Nissan cyber attack not unique
Former U.S. security chief Richard Clarke told Smithsonian Magazine last month that cyber attacks against major corporations are not uncommon.
“I think the evidence is pretty strong,” said Clarke. “Every major company in the United States has already been penetrated by China.”
Clarke warned that Chinese-made computer equipment sold in the U.S. may also be contaminated with “logic bombs” and other holes through which hackers can conduct cyber crime. As cyber espionage is in many cases state-sponsored in China, safeguards don’t exist.

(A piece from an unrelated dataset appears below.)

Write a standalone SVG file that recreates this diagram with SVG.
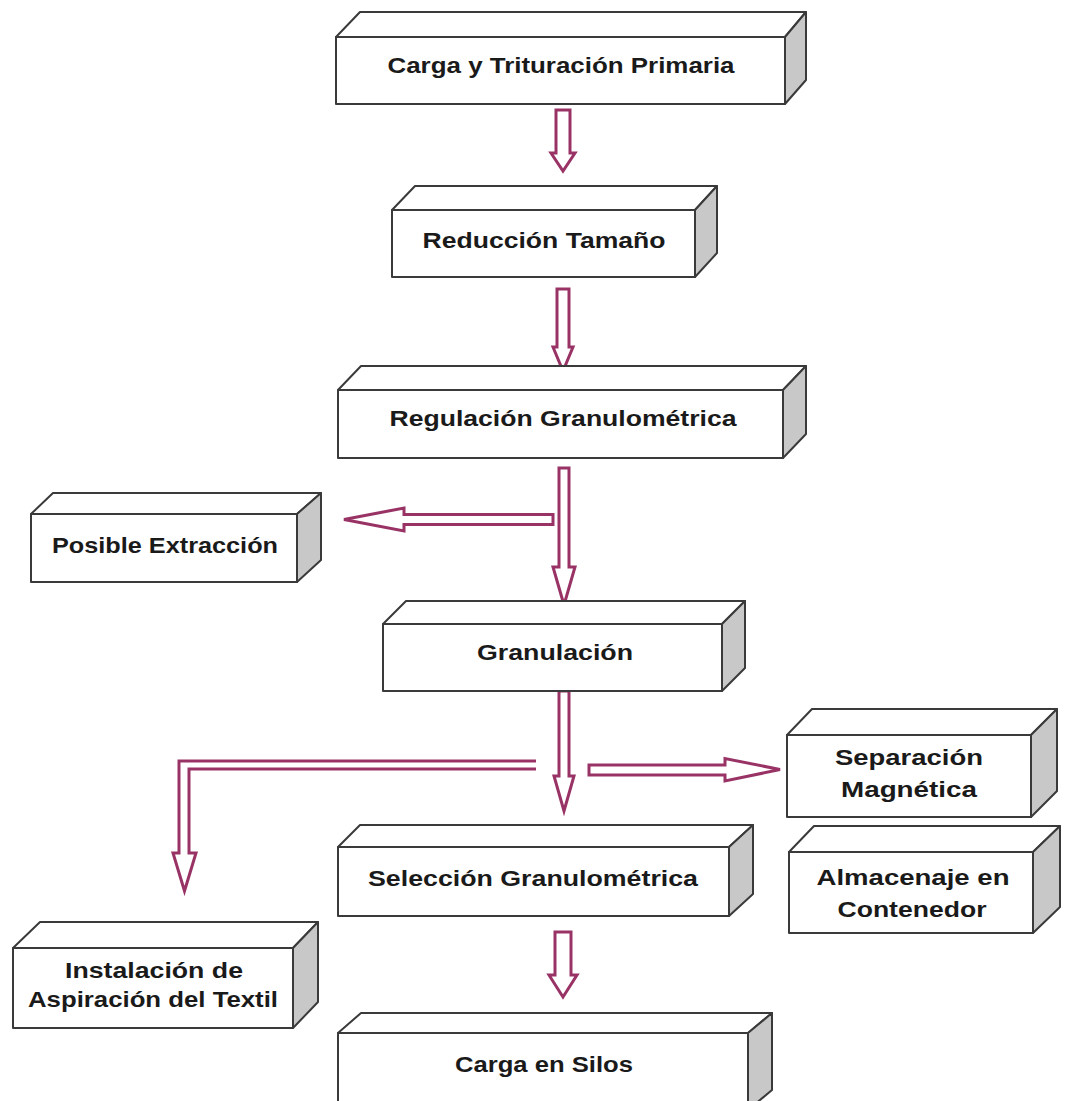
<svg xmlns="http://www.w3.org/2000/svg" width="1065" height="1101" viewBox="0 0 1065 1101">
<style>
.f{fill:#fff;stroke:#3a3a3a;stroke-width:2;stroke-linejoin:round}
.s{fill:#c8c8c8;stroke:#3a3a3a;stroke-width:2;stroke-linejoin:round}
.t{font-family:"Liberation Sans",Arial,sans-serif;font-weight:bold;font-size:22px;fill:#1a1a1a;text-anchor:middle}
.a{fill:#fff;stroke:#993366;stroke-width:3;stroke-linejoin:miter}
.l{fill:none;stroke:#993366;stroke-width:3}
</style>
<rect width="1065" height="1101" fill="#fff"/>
<g id="connectors">
<path class="a" d="M556,110 H570 V153 H575 L563,171 L551,153 H556 Z"/>
<path class="a" d="M557,289 H569 V347 H573 L563,371 L553,347 H557 Z"/>
<path class="a" d="M553,514.5 V524.5 H404 V531 L344,519.5 L404,508 V514.5 Z"/>
<path class="a" d="M559,468 H569 V567 H575 L564,605 L553,567 H559 Z"/>
<path class="a" d="M559,691 H569 V776 H574 L564,811 L554,776 H559 Z"/>
<path class="l" d="M536,761 H179 V853 H173 L184.5,891 L196,853 H189 V769 H536"/>
<path class="a" d="M589,765 H725 V758.5 L780,769.5 L725,781 V775 H589 Z"/>
<path class="a" d="M555,932 H571 V975 H577 L563,997 L549,975 H555 Z"/>
</g>
<g id="n1">
<polygon class="f" points="336,37 360,12 806,12 785,37"/>
<polygon class="s" points="785,37 806,12 806,80 785,104"/>
<rect class="f" x="336" y="37" width="449" height="67"/>
<text class="t" x="561" y="73" textLength="347" lengthAdjust="spacingAndGlyphs">Carga y Trituración Primaria</text>
</g>
<g id="n2">
<polygon class="f" points="392,210 415,186 717,186 695,210"/>
<polygon class="s" points="695,210 717,186 717,253 695,277"/>
<rect class="f" x="392" y="210" width="303" height="67"/>
<text class="t" x="544" y="248" textLength="243" lengthAdjust="spacingAndGlyphs">Reducción Tamaño</text>
</g>
<g id="n3">
<polygon class="f" points="338,390 361,366 806,366 783,390"/>
<polygon class="s" points="783,390 806,366 806,434 783,458"/>
<rect class="f" x="338" y="390" width="445" height="68"/>
<text class="t" x="563" y="426" textLength="347" lengthAdjust="spacingAndGlyphs">Regulación Granulométrica</text>
</g>
<g id="n4">
<polygon class="f" points="31,514 53,493 321,493 297,514"/>
<polygon class="s" points="297,514 321,493 321,560 297,582"/>
<rect class="f" x="31" y="514" width="266" height="68"/>
<text class="t" x="165" y="553" textLength="226" lengthAdjust="spacingAndGlyphs">Posible Extracción</text>
</g>
<g id="n5">
<polygon class="f" points="383,624 406,601 745,601 722,624"/>
<polygon class="s" points="722,624 745,601 745,668 722,691"/>
<rect class="f" x="383" y="624" width="339" height="67"/>
<text class="t" x="555" y="660" textLength="156" lengthAdjust="spacingAndGlyphs">Granulación</text>
</g>
<g id="n6">
<polygon class="f" points="787,735 812,709 1057,709 1031,735"/>
<polygon class="s" points="1031,735 1057,709 1057,791 1031,817"/>
<rect class="f" x="787" y="735" width="244" height="82"/>
<text class="t" x="909" y="765" textLength="148" lengthAdjust="spacingAndGlyphs">Separación</text>
<text class="t" x="909" y="797" textLength="136" lengthAdjust="spacingAndGlyphs">Magnética</text>
</g>
<g id="n7">
<polygon class="f" points="789,852 814,826 1060,826 1033,852"/>
<polygon class="s" points="1033,852 1060,826 1060,907 1033,933"/>
<rect class="f" x="789" y="852" width="244" height="81"/>
<text class="t" x="913" y="885" textLength="193" lengthAdjust="spacingAndGlyphs">Almacenaje en</text>
<text class="t" x="912" y="917" textLength="149" lengthAdjust="spacingAndGlyphs">Contenedor</text>
</g>
<g id="n8">
<polygon class="f" points="338,847 360,825 753,825 729,847"/>
<polygon class="s" points="729,847 753,825 753,894 729,916"/>
<rect class="f" x="338" y="847" width="391" height="69"/>
<text class="t" x="533" y="886" textLength="330" lengthAdjust="spacingAndGlyphs">Selección Granulométrica</text>
</g>
<g id="n9">
<polygon class="f" points="13,948 40,922 318,922 293,948"/>
<polygon class="s" points="293,948 318,922 318,1002 293,1028"/>
<rect class="f" x="13" y="948" width="280" height="80"/>
<text class="t" x="154" y="978" textLength="178" lengthAdjust="spacingAndGlyphs">Instalación de</text>
<text class="t" x="153" y="1007" textLength="250" lengthAdjust="spacingAndGlyphs">Aspiración del Textil</text>
</g>
<g id="n10">
<polygon class="f" points="338,1033 361,1013 772,1013 748,1033"/>
<polygon class="s" points="748,1033 772,1013 772,1090 748,1110"/>
<rect class="f" x="338" y="1033" width="410" height="80"/>
<text class="t" x="544" y="1072" textLength="178" lengthAdjust="spacingAndGlyphs">Carga en Silos</text>
</g>
</svg>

Nissan has not pinpointed the source of the cyber attack, and the company recognizes that the hacking activity may have been relayed through servers in an entirely separate country.
Cyber crime costs business up to $20 billion annually
Scott Borg, the chief economist of the independent, non-profit U.S. Cyber Consequences Unit estimates that cyber crime costs corporations $6 billion to $20 billion each year. That accounts for both intellectual property losses and lost business opportunities, notes The Detroit Bureau.
Tracking the hackers
Palmer promised that Nissan will continue to track the hackers back to their source.
“(We will) vigilantly maintain our protection and detection systems and related countermeasures to keep ahead of emerging threats. Our focus remains on safeguarding the integrity of employee, consumer and corporate information.”